Published online by Cambridge University Press: 10 January 2011
A little more than fifteen years ago an exchange between David West and Isaiah Berlin concerning Spinoza's “positive conception of liberty” was published in Political Studies. West aimed to rescue Spinoza from Berlin's procrustean critique of positive liberty by pointing to liberal features of Spinoza's thought, such as his methodological individualism and his defense of toleration. Berlin's response to West seems to reveal an embarrassing lack of familiarity with these liberal features of Spinoza's thought. He claims that, according to Spinoza, “the obstacles to rational thought must be removed…all irrationality, heteronomy, passion, which resist or darken reason, must be removed, or at the very least controlled, by rational self understanding, education and also legislation – that is, if necessary, the sanction of force, of coercive action.” There can be no question that Berlin is largely mistaken about this last point. However, Berlin's mischaracterization raises an interesting question: why exactly doesn't Spinoza think that we should attempt to snuff out irrationality and dissolution with the law's iron fist?

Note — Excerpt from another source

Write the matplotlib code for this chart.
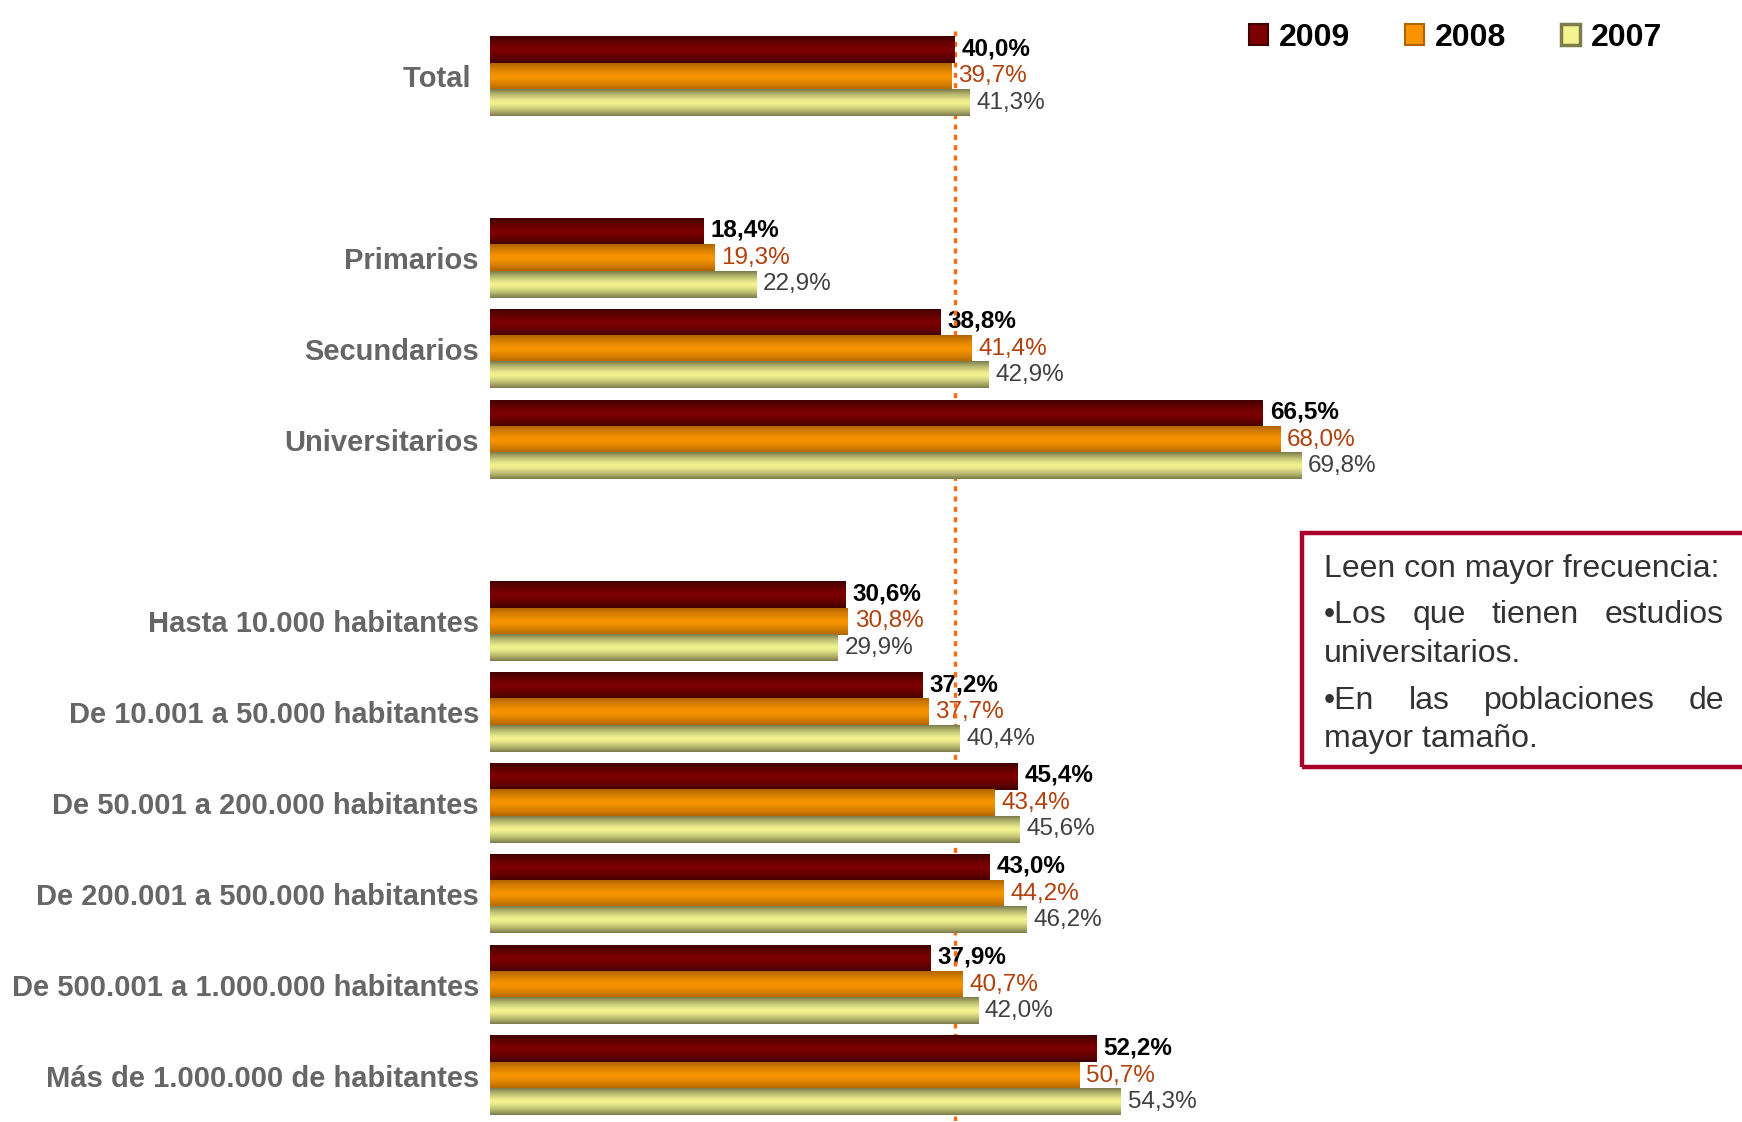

In this chapter I take seriously the force of this question. I will intensify the problem in the first section below by noting several features of Spinoza's thought that lead him to eschew skeptical, pluralistic, and rights-based arguments for toleration, and make his defense of toleration even more surprising. I follow this by delineating the prudential, anticlerical roots of Spinoza's defense, before turning – in the final section – to consider just how far and when toleration serves the guiding norms of governance, namely, peace and positive liberty.